Now, I’m a writer, and this is a blog about writing.  So, what does this have to do with writing?

Like everything I interact with, there are lessons I pick up.  The lesson in this one is to pick your moments for the emotional content.  To overdo it is, well, overdoing it.  To do it before you invest in the characters is, well, too early.  To intentionally go into thinking, “Okay, I want the reader to cry here,” will come off as forced and like “Touched by an Angel.”  You need to get the reader to love the character and to go along for the ride and, when the moment is right, you go for the tear-jerker scene.

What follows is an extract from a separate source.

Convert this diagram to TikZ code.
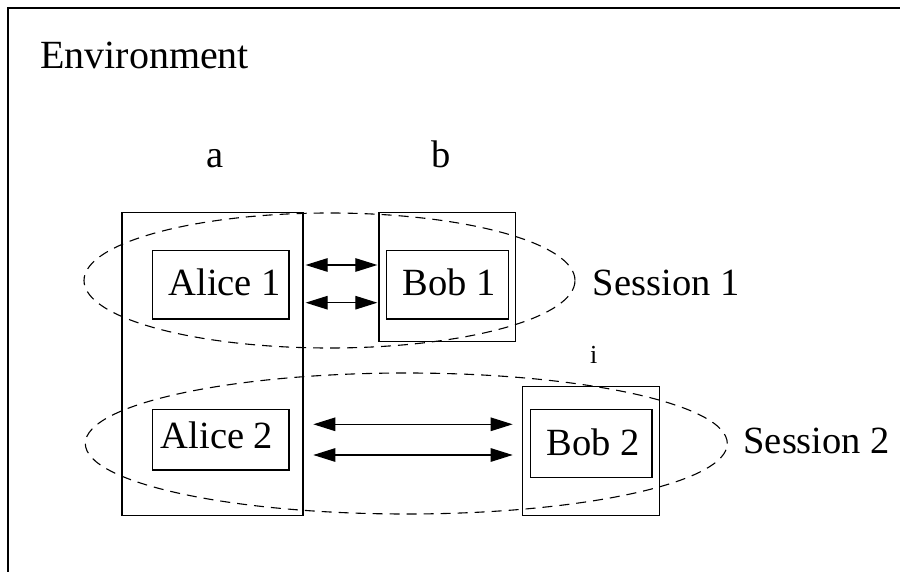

My goal as a writer is to get the reader to have an emotional reaction.  I’ve succeeded before with certain readers, and my goal is to do that more often to more readers.  I’ve got a real emotional and deep scene in my upcoming book, Silent Hearts, and I hope it gets readers sobbing.  (And while I want the reader to sob there, my intention in writing it wasn’t to make people cry, rather it was to explore the characters I’d created — there is a slight, but important, difference there.)  It’s about halfway through and it’s one of those set-ups where you think you know everything about the characters (and the characters think they have it all figured out), but then it all falls apart.  There’s only one real emotional scene with that heart-wrenching quality — to put in another of that depth would be too much.

Emotional scenes are very difficult to write.  I’ve never come across one (in a book) that was effective for me — I’ve never cried while reading.  I have been stunned beyond belief once or twice, though.  So, out of the thousands of books I’ve read, there are only two or three that have ever elicited any deep emotional reaction.  That’s how hard it is.  The success rate is far far far below 1%.  It takes work and practice, but it is possible.  For me, though, I’m taking my lessons from Futurama — they’re doing it right, so how do I translate that reaction from something visual to something written?  That’s the challenge, and that’s the adventure.